My favorite “example” of historic oppression is laws supposedly forbidding women to perform or attend Elizabethan-era theater.  But there were no such laws.  After years of political upheaval and no theater, Restoration–Era performances included women performing and watching plays, in indoor theaters.  No laws were repealed for this to happen.  When I studied Elizabethan theater, it seemed to be obvious why women wouldn’t go to places like the Globe.  The plays were up to five hours long, with no intermission.  Beer was sold within on the premises, which had a dirt floor. Women wore floor-length skirts.  (Did I mention the open acts were often bear-baiting?) .In fact, women were performers and spectators in the Elizabethan era, just not in venues like the Globe.  Queen Elizabeth I loved theater, inviting acting companies to stage plays in her residences. A popular entertainment at her court, and at her father Henry VIII’s court was masques, in which aristocratic women were both spectators and performers.

Only since the Industrial Revolution have the lines between work and home life, men’s work, and women’s work solidified into the divisions familiar today.  In earlier eras, in every station in life, from the heights of aristocracy to the humble cobbler’s shop, men and women, husbands and wives, largely worked together, with many tasks overlapping. Both spouses had to be familiar with all household and occupational details. If one was absent, sick, or died, the other had to be prepared to take up the slack.  If there wasn’t a man with the birthright to rule a country or aristocratic estate, a woman with the birthright would.  These women including Elizabeth I,  Mary Queen of Scots, and the Dowager Duchess of Norfolk, who educated teens at her estate, including Henry VIII’s 4th wife, Catherine Howard.  When knights and kings were fighting faraway wars, their ladies, however pampered, acted as regent, with full responsibility for running the estates. This could, and did, include military responsibilities.  While Henry VIII was fighting in France, his young wife Catherine faced an incursion from Scotland.  The queen organized the battle plan and traveled to the border.
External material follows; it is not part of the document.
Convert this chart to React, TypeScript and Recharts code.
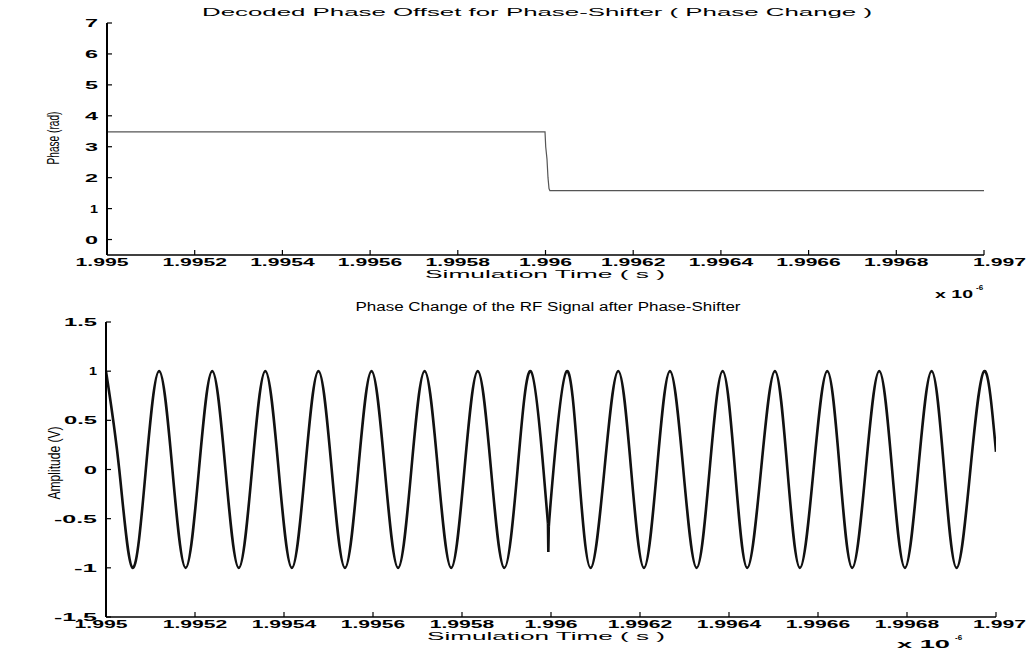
import React from 'react';
import { LineChart, Line, XAxis, YAxis } from 'recharts';

// ---------- data ----------
const timeTicks = [1.995, 1.9952, 1.9954, 1.9956, 1.9958, 1.996, 1.9962, 1.9964, 1.9966, 1.9968, 1.997];
const timeTickLabels = ['1.995', '1.9952', '1.9954', '1.9956', '1.9958', '1.996', '1.9962', '1.9964', '1.9966', '1.9968', '1.997'];
const phaseTicks = [0, 1, 2, 3, 4, 5, 6, 7];
const phaseTickLabels = ['0', '1', '2', '3', '4', '5', '6', '7'];
const ampTicks = [-1.5, -1, -0.5, 0, 0.5, 1, 1.5];
const ampTickLabels = ['-1.5', '-1', '-0.5', '0', '0.5', '1', '1.5'];

// decoded phase (rad) vs time (x 1e-6 s)
const phaseTime = [1.995, 1.9959989, 1.9960005, 1.9960034, 1.9960057, 1.996008, 1.99601, 1.997];
const phaseValue = [3.48, 3.48, 3.0, 2.6, 2.0, 1.65, 1.58, 1.58];

// RF signal before the phase change
const rfTimeBefore = [
  1.995, 1.9950298, 1.9950597, 1.9950895, 1.9951194, 1.9951492, 1.995179, 1.9952089,
  1.9952387, 1.9952685, 1.9952984, 1.9953282, 1.995358, 1.9953879, 1.9954177, 1.9954475,
  1.9954774, 1.9955072, 1.995537, 1.9955669, 1.9955967, 1.9956265, 1.9956564, 1.9956862,
  1.995716, 1.9957459, 1.9957757, 1.9958055, 1.9958354, 1.9958652, 1.995895, 1.9959249,
  1.9959547, 1.995983, 1.9959932,
];
const rfValueBefore = [
  1, 0, -1, 0, 1, 0, -1, 0,
  1, 0, -1, 0, 1, 0, -1, 0,
  1, 0, -1, 0, 1, 0, -1, 0,
  1, 0, -1, 0, 1, 0, -1, 0,
  1, 0, -0.55,
];
// glitch at the switching instant
const rfTimeGlitch = [1.9959932, 1.995994, 1.995995];
const rfValueGlitch = [-0.55, -0.84, -0.58];
// RF signal after the phase change
const rfTimeAfter = [
  1.995995, 1.9960056, 1.9960352, 1.9960622, 1.9960891, 1.9961201, 1.9961511, 1.99618,
  1.9962089, 1.9962381, 1.9962673, 1.9962973, 1.9963273, 1.9963565, 1.9963857, 1.9964134,
  1.996441, 1.9964721, 1.9965032, 1.9965313, 1.9965594, 1.9965901, 1.9966208, 1.9966489,
  1.9966769, 1.9967073, 1.9967376, 1.9967665, 1.9967953, 1.9968253, 1.9968553, 1.9968834,
  1.9969115, 1.9969425, 1.9969735, 1.997,
];
const rfValueAfter = [
  -0.58, 0, 1, 0, -1, 0, 1, 0,
  -1, 0, 1, 0, -1, 0, 1, 0,
  -1, 0, 1, 0, -1, 0, 1, 0,
  -1, 0, 1, 0, -1, 0, 1, 0,
  -1, 0, 1, 0.18,
];

const zip = (ts: number[], vs: number[]) => ts.map((t, i) => ({ t, v: vs[i] }));
const phaseData = zip(phaseTime, phaseValue);
const rfBefore = zip(rfTimeBefore, rfValueBefore);
const rfGlitch = zip(rfTimeGlitch, rfValueGlitch);
const rfAfter = zip(rfTimeAfter, rfValueAfter);

// ---------- styling helpers ----------
const FONT = '"Liberation Sans", Arial, Helvetica, sans-serif';

const findIdx = (arr: number[], v: number) => arr.findIndex((a) => Math.abs(a - v) < 1e-9);

// width of a (wide, scanned-looking) numeric label
const labelWidth = (s: string, digit: number, dot: number, minus: number) =>
  s.split('').reduce((w, c) => w + (c === '.' ? dot : c === '-' ? minus : digit), 0);

const BottomTick = (props: any) => {
  const { x, y, payload } = props;
  const i = findIdx(timeTicks, payload.value);
  const label = i >= 0 ? timeTickLabels[i] : '';
  const w = labelWidth(label, 11.5, 7, 8);
  let cx = x;
  if (i === 0) cx = x - 5;
  if (i === timeTicks.length - 1) cx = Math.min(x + 16, 1026 - w / 2);
  return (
    <g>
      <line x1={x} x2={x} y1={y} y2={y - 5} stroke="#000" strokeWidth={1.2} />
      <text x={cx} y={y + 11} textAnchor="middle" fontSize={10.5} fontWeight="bold"
        textLength={w} lengthAdjust="spacingAndGlyphs" fill="#000" fontFamily={FONT}>{label}</text>
    </g>
  );
};

const TopTick = (props: any) => {
  const { x, y } = props;
  return <line x1={x} x2={x} y1={y} y2={y + 4} stroke="#000" strokeWidth={1.2} />;
};

const makeLeftTick = (ticks: number[], labels: string[]) => (props: any) => {
  const { x, y, payload } = props;
  const i = findIdx(ticks, payload.value);
  const label = i >= 0 ? labels[i] : '';
  const w = label === '1' ? 8 : labelWidth(label, 13, 7, 10);
  return (
    <g>
      <line x1={x} x2={x + 5} y1={y} y2={y} stroke="#000" strokeWidth={1.2} />
      <text x={x - 9} y={y + 4} textAnchor="end" fontSize={11} fontWeight="bold"
        textLength={w} lengthAdjust="spacingAndGlyphs" fill="#000" fontFamily={FONT}>{label}</text>
    </g>
  );
};

const RightTick = (props: any) => {
  const { x, y } = props;
  return <line x1={x} x2={x - 5} y1={y} y2={y} stroke="#000" strokeWidth={1.2} />;
};

const PhaseLeftTick = makeLeftTick(phaseTicks, phaseTickLabels);
const AmpLeftTick = makeLeftTick(ampTicks, ampTickLabels);

const txt = { fontFamily: FONT, fill: '#000' } as const;

export default function App() {
  return (
    <div style={{ position: 'absolute', left: 0, top: 0, width: 1029, height: 662, background: '#fff', overflow: 'hidden' }}>
      {/* top chart */}
      <div style={{ position: 'absolute', left: 0, top: 0 }}>
        <LineChart width={1029} height={300} margin={{ top: 23, right: 45, bottom: 15, left: 67 }}>
          <XAxis dataKey="t" type="number" domain={[1.995, 1.997]} ticks={timeTicks} interval={0}
            allowDataOverflow tickSize={0} tickMargin={0} tickLine={false} height={30}
            axisLine={{ stroke: '#000', strokeWidth: 1.6 }} tick={<BottomTick />} />
          <XAxis xAxisId="top" orientation="top" dataKey="t" type="number" domain={[1.995, 1.997]}
            ticks={timeTicks} interval={0} allowDataOverflow tickSize={0} tickMargin={0} tickLine={false}
            height={0} axisLine={{ stroke: '#444', strokeWidth: 1, strokeDasharray: '3 1' }} tick={<TopTick />} />
          <YAxis type="number" domain={[-0.5, 7]} ticks={phaseTicks} interval={0} allowDataOverflow
            tickSize={0} tickMargin={0} tickLine={false} width={40}
            axisLine={{ stroke: '#000', strokeWidth: 2 }} tick={<PhaseLeftTick />} />
          <YAxis yAxisId="right" orientation="right" type="number" domain={[-0.5, 7]} ticks={phaseTicks}
            interval={0} allowDataOverflow tickSize={0} tickMargin={0} tickLine={false} width={0}
            axisLine={{ stroke: '#000', strokeWidth: 1.6 }} tick={<RightTick />} />
          <Line data={phaseData} dataKey="v" type="linear" stroke="#555" strokeWidth={1.2}
            dot={false} isAnimationActive={false} />
        </LineChart>
      </div>

      {/* bottom chart */}
      <div style={{ position: 'absolute', left: 0, top: 300 }}>
        <LineChart width={1029} height={362} margin={{ top: 22, right: 33, bottom: 15, left: 66 }}>
          <XAxis dataKey="t" type="number" domain={[1.995, 1.997]} ticks={timeTicks} interval={0}
            allowDataOverflow tickSize={0} tickMargin={0} tickLine={false} height={30}
            axisLine={{ stroke: '#000', strokeWidth: 1.6 }} tick={<BottomTick />} />
          <XAxis xAxisId="top" orientation="top" dataKey="t" type="number" domain={[1.995, 1.997]}
            ticks={timeTicks} interval={0} allowDataOverflow tickSize={0} tickMargin={0} tickLine={false}
            height={0} axisLine={{ stroke: '#444', strokeWidth: 1, strokeDasharray: '3 1' }} tick={<TopTick />} />
          <YAxis type="number" domain={[-1.5, 1.5]} ticks={ampTicks} interval={0} allowDataOverflow
            tickSize={0} tickMargin={0} tickLine={false} width={40}
            axisLine={{ stroke: '#000', strokeWidth: 2 }} tick={<AmpLeftTick />} />
          <YAxis yAxisId="right" orientation="right" type="number" domain={[-1.5, 1.5]} ticks={ampTicks}
            interval={0} allowDataOverflow tickSize={0} tickMargin={0} tickLine={false} width={0}
            axisLine={{ stroke: '#000', strokeWidth: 1.6 }} tick={<RightTick />} />
          <Line data={rfBefore} dataKey="v" type="natural" stroke="#111" strokeWidth={2.6}
            dot={false} isAnimationActive={false} />
          <Line data={rfGlitch} dataKey="v" type="linear" stroke="#111" strokeWidth={2.6}
            dot={false} isAnimationActive={false} />
          <Line data={rfAfter} dataKey="v" type="natural" stroke="#111" strokeWidth={2.6}
            dot={false} isAnimationActive={false} />
        </LineChart>
      </div>

      {/* titles and labels */}
      <svg width={1029} height={662} style={{ position: 'absolute', left: 0, top: 0, pointerEvents: 'none' }}>
        <text x={537} y={16} textAnchor="middle" fontSize={10.5} textLength={670} lengthAdjust="spacingAndGlyphs" {...txt}>
          Decoded Phase Offset for Phase-Shifter ( Phase Change )
        </text>
        <text x={545} y={278} textAnchor="middle" fontSize={11} textLength={240} lengthAdjust="spacingAndGlyphs" {...txt}>
          Simulation Time ( s )
        </text>
        <text transform="translate(59,138) rotate(-90)" textAnchor="middle" fontSize={17} textLength={53}
          lengthAdjust="spacingAndGlyphs" {...txt}>Phase (rad)</text>
        <text x={935} y={298} fontSize={11} fontWeight="bold" textLength={38} lengthAdjust="spacingAndGlyphs" {...txt}>x 10</text>
        <text x={976} y={290} fontSize={8} fontWeight="bold" {...txt}>-6</text>

        <text x={548} y={311} textAnchor="middle" fontSize={12} textLength={385} lengthAdjust="spacingAndGlyphs" {...txt}>
          Phase Change of the RF Signal after Phase-Shifter
        </text>
        <text x={546} y={640} textAnchor="middle" fontSize={11} textLength={238} lengthAdjust="spacingAndGlyphs" {...txt}>
          Simulation Time ( s )
        </text>
        <text transform="translate(60,463) rotate(-90)" textAnchor="middle" fontSize={17} textLength={73}
          lengthAdjust="spacingAndGlyphs" {...txt}>Amplitude (V)</text>
        <text x={897} y={648} fontSize={11} fontWeight="bold" textLength={53} lengthAdjust="spacingAndGlyphs" {...txt}>x 10</text>
        <text x={955} y={640} fontSize={8} fontWeight="bold" {...txt}>-6</text>
      </svg>
    </div>
  );
}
Wearing armor, and pregnant, she rallied the troops, and soon sent word to her husband of England’s victory at the battle of Flodden.

The strange thing is that erasing evidence of women’s work and status by removing words for women within professions and the suffix -men (to avoid hypothetical displeasure to hypothetical women) could be turned to goals other than those of the feminists who concocted and promoted these changes.  Not only are feminine occupational names being disappeared, but the word “woman” itself is under threat.  Activists are determined to disconnect the word “woman” from the physical reality of an adult female human being, and repurpose the word to describe a feeling or a set of extreme and stereotypical fashion choices, regardless of the sex of the individual donning the garments.